Gestation crate issue an on-going discussion among consumers and producers
Incoming IPPA president Greg Lear, who produces pork and runs a feed business at Spencer in northwest Iowa, spoke about some of the challenges the hog industry faces in 2013. The major issue pork producers face is gestation crates which are used by many hog producers. The crates house the sows that give birth to more than 35 million hogs annually in Iowa.
Producers say the individual crates are necessary to keep sows from fighting and biting each other, which is what occurs when sows are kept in pens. Animal rights advocates say the crates are cruel because sows can't turn around in them. Animal rights people have persuaded several grocery store chains and restaurant chains to announce plans to quit buying pork that is produced on farms where gestation crates are used. Several major corporate pork producers, such as Smithfield Farms, are already beginning to phase out the use of crates for gestating sows.
Public needs to know how the food they eat is raised, how hogs are produced
"We must teach the public how their food is raised," says Lear. "Fifty years ago every farmer in Iowa raised hogs and most people in the state were only a generation removed from the farm. Today, we're three generations removed from the farm. People need to understand that livestock production is designed to get the best product for the most affordable price. We need to get the public involved in the discussion, one person at a time."

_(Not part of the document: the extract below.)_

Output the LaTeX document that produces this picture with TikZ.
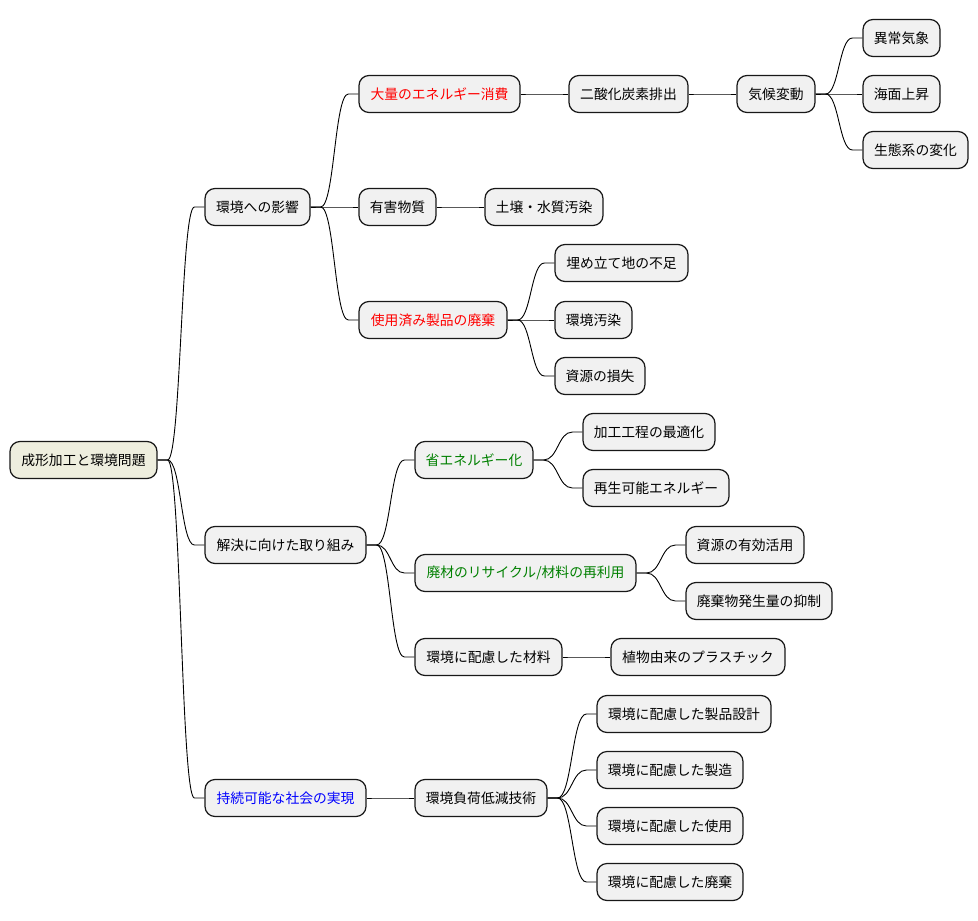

Another issue needs attention from livestock producers, says Lear. That is the changing dietary guidelines for school lunch programs, administered by USDA, that reduce the amounts of allowable calories. Most school lunch programs have cut back on red meat servings to reduce the calorie counts. The new guidelines have generated protests from livestock producers, not to mention hungry kids, when they went into effect in the current school year. USDA seemingly changed its stance in late December when it announced schools could add more meat to school lunch menus, but USDA didn't change the requirement for reduced calorie counts. "So really, this situation hasn't changed," says Lear. "This issue will be back and we'll have to address it again."